## BEGIN

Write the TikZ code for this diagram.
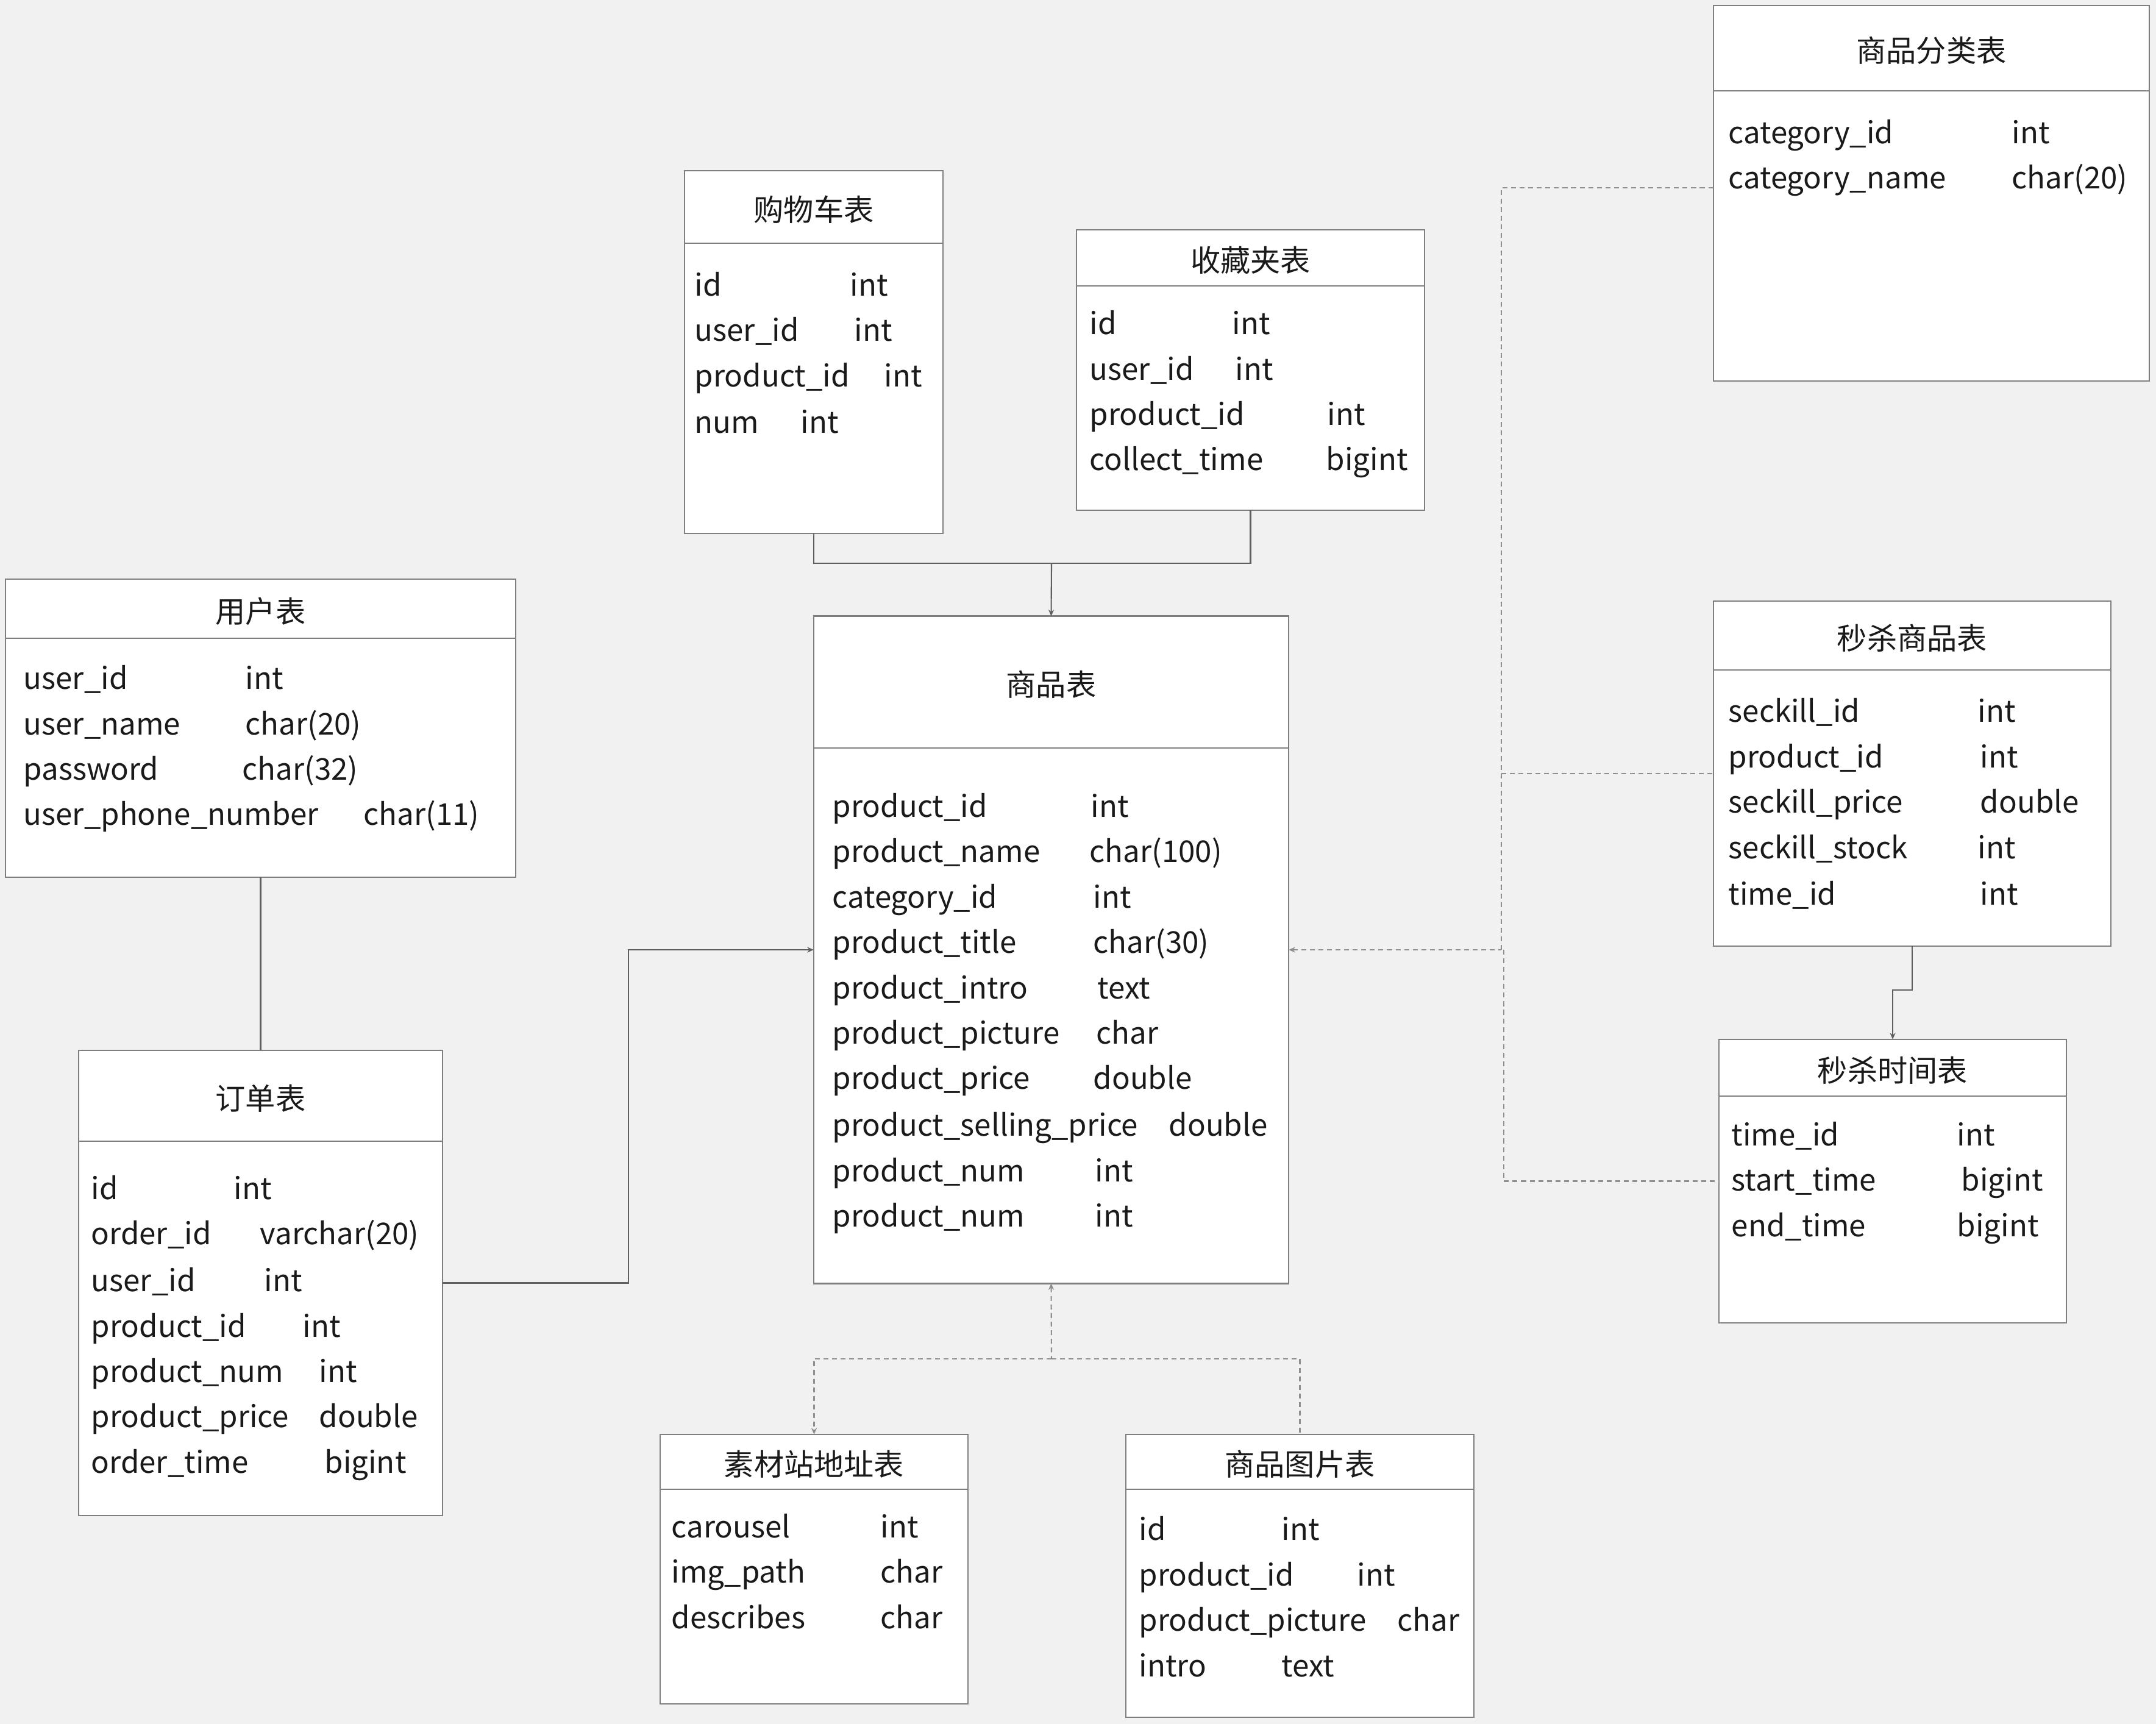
\documentclass[tikz,border=0pt]{standalone}
\usepackage{fontspec}
\setmainfont{Noto Sans CJK SC}
\usetikzlibrary{arrows.meta}
\definecolor{bgc}{HTML}{F1F1F1}
\definecolor{boxc}{HTML}{7F7F7F}
\definecolor{linec}{HTML}{5F5F5F}
\definecolor{dashc}{HTML}{8F8F8F}
\definecolor{txtc}{HTML}{1A1A1A}
\tikzset{
  tbox/.style={draw=boxc, fill=white, line width=0.7pt, rectangle, inner sep=0pt, outer sep=0pt},
  tline/.style={draw=boxc, line width=0.7pt},
  ttitle/.style={text=txtc, font=\fontsize{14pt}{16pt}\selectfont, inner sep=0pt, anchor=mid, yshift=-0.13cm},
  ftext/.style={text=txtc, font=\fontsize{14pt}{16pt}\selectfont, inner sep=0pt, anchor=mid west, yshift=-0.09cm},
  conn/.style={draw=linec, line width=0.6pt},
  dconn/.style={draw=dashc, line width=0.6pt, dash pattern=on 2.3pt off 1.7pt},
  tip/.tip={Stealth[length=3pt,width=2.6pt]}
}
\newcommand\tbl[7]{%
  \node[tbox, minimum width={(#4-#2)*0.284528pt}, minimum height={(#5-#3)*0.284528pt}] (#1) at ({(#2+#4)/2},{(#3+#5)/2}) {};
  \draw[tline] (#2,#6) -- (#4,#6);
  \node[ttitle] (#1-title) at ({(#2+#4)/2},{(#3+#6)/2}) {#7};
}
\newcommand\fld[6]{%
  \node[ftext] (#1n) at (#3,#2) {#4};
  \node[ftext] (#1t) at (#5,#2) {#6};
}
\begin{document}
\begin{tikzpicture}[x=0.01cm, y=-0.01cm]
\useasboundingbox (0,0) rectangle (3537,2828);
\fill[bgc] (0,0) rectangle (3537,2828);

% tables
\tbl{cat}{2811}{9}{3526}{625}{149}{商品分类表}
\fld{cat1}{217}{2835}{category\_id}{3300}{int}
\fld{cat2}{291}{2835}{category\_name}{3300}{char(20)}

\tbl{cart}{1123}{280}{1547}{875}{399}{购物车表}
\fld{cart1}{467}{1139}{id}{1394}{int}
\fld{cart2}{541}{1139}{user\_id}{1401}{int}
\fld{cart3}{616}{1139}{product\_id}{1450}{int}
\fld{cart4}{692}{1139}{num}{1313}{int}

\tbl{fav}{1766}{377}{2337}{837}{469}{收藏夹表}
\fld{fav1}{530}{1787}{id}{2021}{int}
\fld{fav2}{605}{1787}{user\_id}{2026}{int}
\fld{fav3}{679}{1787}{product\_id}{2177}{int}
\fld{fav4}{753}{1787}{collect\_time}{2175}{bigint}

\tbl{user}{9}{950}{846}{1439}{1047}{用户表}
\fld{user1}{1112}{38}{user\_id}{402}{int}
\fld{user2}{1187}{38}{user\_name}{402}{char(20)}
\fld{user3}{1261}{38}{password}{397}{char(32)}
\fld{user4}{1335}{38}{user\_phone\_number}{596}{char(11)}

\tbl{order}{129}{1723}{726}{2486}{1872}{订单表}
\fld{ord1}{1949}{149}{id}{383}{int}
\fld{ord2}{2023}{149}{order\_id}{426}{varchar(20)}
\fld{ord3}{2100}{149}{user\_id}{433}{int}
\fld{ord4}{2175}{149}{product\_id}{496}{int}
\fld{ord5}{2249}{149}{product\_num}{523}{int}
\fld{ord6}{2323}{149}{product\_price}{523}{double}
\fld{ord7}{2398}{149}{order\_time}{532}{bigint}

\tbl{prod}{1335}{1011}{2114}{2105}{1227}{商品表}
\fld{prod1}{1322}{1365}{product\_id}{1789}{int}
\fld{prod2}{1396}{1365}{product\_name}{1787}{char(100)}
\fld{prod3}{1471}{1365}{category\_id}{1793}{int}
\fld{prod4}{1545}{1365}{product\_title}{1793}{char(30)}
\fld{prod5}{1620}{1365}{product\_intro}{1800}{text}
\fld{prod6}{1694}{1365}{product\_picture}{1798}{char}
\fld{prod7}{1768}{1365}{product\_price}{1793}{double}
\fld{prod8}{1845}{1365}{product\_selling\_price}{1917}{double}
\fld{prod9}{1920}{1365}{product\_num}{1796}{int}
\fld{prod10}{1994}{1365}{product\_num}{1796}{int}

\tbl{seck}{2811}{986}{3463}{1552}{1099}{秒杀商品表}
\fld{seck1}{1166}{2835}{seckill\_id}{3244}{int}
\fld{seck2}{1241}{2835}{product\_id}{3248}{int}
\fld{seck3}{1315}{2835}{seckill\_price}{3248}{double}
\fld{seck4}{1390}{2835}{seckill\_stock}{3244}{int}
\fld{seck5}{1466}{2835}{time\_id}{3248}{int}

\tbl{time}{2820}{1705}{3390}{2170}{1798}{秒杀时间表}
\fld{time1}{1861}{2840}{time\_id}{3210}{int}
\fld{time2}{1935}{2840}{start\_time}{3217}{bigint}
\fld{time3}{2010}{2840}{end\_time}{3210}{bigint}

\tbl{mat}{1083}{2353}{1588}{2795}{2443}{素材站地址表}
\fld{mat1}{2504}{1101}{carousel}{1444}{int}
\fld{mat2}{2578}{1101}{img\_path}{1444}{char}
\fld{mat3}{2653}{1101}{describes}{1444}{char}

\tbl{pic}{1847}{2353}{2418}{2817}{2443}{商品图片表}
\fld{pic1}{2508}{1868}{id}{2102}{int}
\fld{pic2}{2583}{1868}{product\_id}{2226}{int}
\fld{pic3}{2657}{1868}{product\_picture}{2292}{char}
\fld{pic4}{2732}{1868}{intro}{2102}{text}

% connectors
\draw[conn] (user.south) -- (order.north);
\draw[conn, -tip] (order.east) -- ++(305,0) |- (prod.west);

\coordinate (j1) at (1725,924);
\draw[conn] (cart.south) |- (j1);
\draw[conn] (fav.south) |- (j1);
\draw[conn, -tip] (j1) -- (prod.north);

\coordinate (j2) at (2463,1558);
\coordinate (j3) at (2467,1558);
\draw[dconn, tip-] (prod.east) -- (j2);
\draw[dconn] (j2) |- ([yshift=0.09cm]cat.west);
\draw[dconn] (j2 |- seck.west) -- (seck.west);
\draw[dconn] (j3) |- (time.west);

\coordinate (j4) at (1725,2229);
\draw[dconn, tip-] (prod.south) -- (j4);
\draw[dconn, -tip] (j4) -| (mat.north);
\draw[dconn] (j4) -| (pic.north);

\draw[conn, -tip] (seck.south) -- ++(0,72) -| (time.north);
\end{tikzpicture}
\end{document}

## END

**SHORT PROBLEM**
Using the material above, set down every line exactly, but skip the pictures.

**WRITTEN ANSWER**
Write the TikZ code for this diagram.
\documentclass[tikz,border=0pt]{standalone}
\usepackage{fontspec}
\setmainfont{Noto Sans CJK SC}
\usetikzlibrary{arrows.meta}
\definecolor{bgc}{HTML}{F1F1F1}
\definecolor{boxc}{HTML}{7F7F7F}
\definecolor{linec}{HTML}{5F5F5F}
\definecolor{dashc}{HTML}{8F8F8F}
\definecolor{txtc}{HTML}{1A1A1A}
\tikzset{
  tbox/.style={draw=boxc, fill=white, line width=0.7pt, rectangle, inner sep=0pt, outer sep=0pt},
  tline/.style={draw=boxc, line width=0.7pt},
  ttitle/.style={text=txtc, font=\fontsize{14pt}{16pt}\selectfont, inner sep=0pt, anchor=mid, yshift=-0.13cm},
  ftext/.style={text=txtc, font=\fontsize{14pt}{16pt}\selectfont, inner sep=0pt, anchor=mid west, yshift=-0.09cm},
  conn/.style={draw=linec, line width=0.6pt},
  dconn/.style={draw=dashc, line width=0.6pt, dash pattern=on 2.3pt off 1.7pt},
  tip/.tip={Stealth[length=3pt,width=2.6pt]}
}
\newcommand\tbl[7]{%
  \node[tbox, minimum width={(#4-#2)*0.284528pt}, minimum height={(#5-#3)*0.284528pt}] (#1) at ({(#2+#4)/2},{(#3+#5)/2}) {};
  \draw[tline] (#2,#6) -- (#4,#6);
  \node[ttitle] (#1-title) at ({(#2+#4)/2},{(#3+#6)/2}) {#7};
}
\newcommand\fld[6]{%
  \node[ftext] (#1n) at (#3,#2) {#4};
  \node[ftext] (#1t) at (#5,#2) {#6};
}
\begin{document}
\begin{tikzpicture}[x=0.01cm, y=-0.01cm]
\useasboundingbox (0,0) rectangle (3537,2828);
\fill[bgc] (0,0) rectangle (3537,2828);

% tables
\tbl{cat}{2811}{9}{3526}{625}{149}{商品分类表}
\fld{cat1}{217}{2835}{category\_id}{3300}{int}
\fld{cat2}{291}{2835}{category\_name}{3300}{char(20)}

\tbl{cart}{1123}{280}{1547}{875}{399}{购物车表}
\fld{cart1}{467}{1139}{id}{1394}{int}
\fld{cart2}{541}{1139}{user\_id}{1401}{int}
\fld{cart3}{616}{1139}{product\_id}{1450}{int}
\fld{cart4}{692}{1139}{num}{1313}{int}

\tbl{fav}{1766}{377}{2337}{837}{469}{收藏夹表}
\fld{fav1}{530}{1787}{id}{2021}{int}
\fld{fav2}{605}{1787}{user\_id}{2026}{int}
\fld{fav3}{679}{1787}{product\_id}{2177}{int}
\fld{fav4}{753}{1787}{collect\_time}{2175}{bigint}

\tbl{user}{9}{950}{846}{1439}{1047}{用户表}
\fld{user1}{1112}{38}{user\_id}{402}{int}
\fld{user2}{1187}{38}{user\_name}{402}{char(20)}
\fld{user3}{1261}{38}{password}{397}{char(32)}
\fld{user4}{1335}{38}{user\_phone\_number}{596}{char(11)}

\tbl{order}{129}{1723}{726}{2486}{1872}{订单表}
\fld{ord1}{1949}{149}{id}{383}{int}
\fld{ord2}{2023}{149}{order\_id}{426}{varchar(20)}
\fld{ord3}{2100}{149}{user\_id}{433}{int}
\fld{ord4}{2175}{149}{product\_id}{496}{int}
\fld{ord5}{2249}{149}{product\_num}{523}{int}
\fld{ord6}{2323}{149}{product\_price}{523}{double}
\fld{ord7}{2398}{149}{order\_time}{532}{bigint}

\tbl{prod}{1335}{1011}{2114}{2105}{1227}{商品表}
\fld{prod1}{1322}{1365}{product\_id}{1789}{int}
\fld{prod2}{1396}{1365}{product\_name}{1787}{char(100)}
\fld{prod3}{1471}{1365}{category\_id}{1793}{int}
\fld{prod4}{1545}{1365}{product\_title}{1793}{char(30)}
\fld{prod5}{1620}{1365}{product\_intro}{1800}{text}
\fld{prod6}{1694}{1365}{product\_picture}{1798}{char}
\fld{prod7}{1768}{1365}{product\_price}{1793}{double}
\fld{prod8}{1845}{1365}{product\_selling\_price}{1917}{double}
\fld{prod9}{1920}{1365}{product\_num}{1796}{int}
\fld{prod10}{1994}{1365}{product\_num}{1796}{int}

\tbl{seck}{2811}{986}{3463}{1552}{1099}{秒杀商品表}
\fld{seck1}{1166}{2835}{seckill\_id}{3244}{int}
\fld{seck2}{1241}{2835}{product\_id}{3248}{int}
\fld{seck3}{1315}{2835}{seckill\_price}{3248}{double}
\fld{seck4}{1390}{2835}{seckill\_stock}{3244}{int}
\fld{seck5}{1466}{2835}{time\_id}{3248}{int}

\tbl{time}{2820}{1705}{3390}{2170}{1798}{秒杀时间表}
\fld{time1}{1861}{2840}{time\_id}{3210}{int}
\fld{time2}{1935}{2840}{start\_time}{3217}{bigint}
\fld{time3}{2010}{2840}{end\_time}{3210}{bigint}

\tbl{mat}{1083}{2353}{1588}{2795}{2443}{素材站地址表}
\fld{mat1}{2504}{1101}{carousel}{1444}{int}
\fld{mat2}{2578}{1101}{img\_path}{1444}{char}
\fld{mat3}{2653}{1101}{describes}{1444}{char}

\tbl{pic}{1847}{2353}{2418}{2817}{2443}{商品图片表}
\fld{pic1}{2508}{1868}{id}{2102}{int}
\fld{pic2}{2583}{1868}{product\_id}{2226}{int}
\fld{pic3}{2657}{1868}{product\_picture}{2292}{char}
\fld{pic4}{2732}{1868}{intro}{2102}{text}

% connectors
\draw[conn] (user.south) -- (order.north);
\draw[conn, -tip] (order.east) -- ++(305,0) |- (prod.west);

\coordinate (j1) at (1725,924);
\draw[conn] (cart.south) |- (j1);
\draw[conn] (fav.south) |- (j1);
\draw[conn, -tip] (j1) -- (prod.north);

\coordinate (j2) at (2463,1558);
\coordinate (j3) at (2467,1558);
\draw[dconn, tip-] (prod.east) -- (j2);
\draw[dconn] (j2) |- ([yshift=0.09cm]cat.west);
\draw[dconn] (j2 |- seck.west) -- (seck.west);
\draw[dconn] (j3) |- (time.west);

\coordinate (j4) at (1725,2229);
\draw[dconn, tip-] (prod.south) -- (j4);
\draw[dconn, -tip] (j4) -| (mat.north);
\draw[dconn] (j4) -| (pic.north);

\draw[conn, -tip] (seck.south) -- ++(0,72) -| (time.north);
\end{tikzpicture}
\end{document}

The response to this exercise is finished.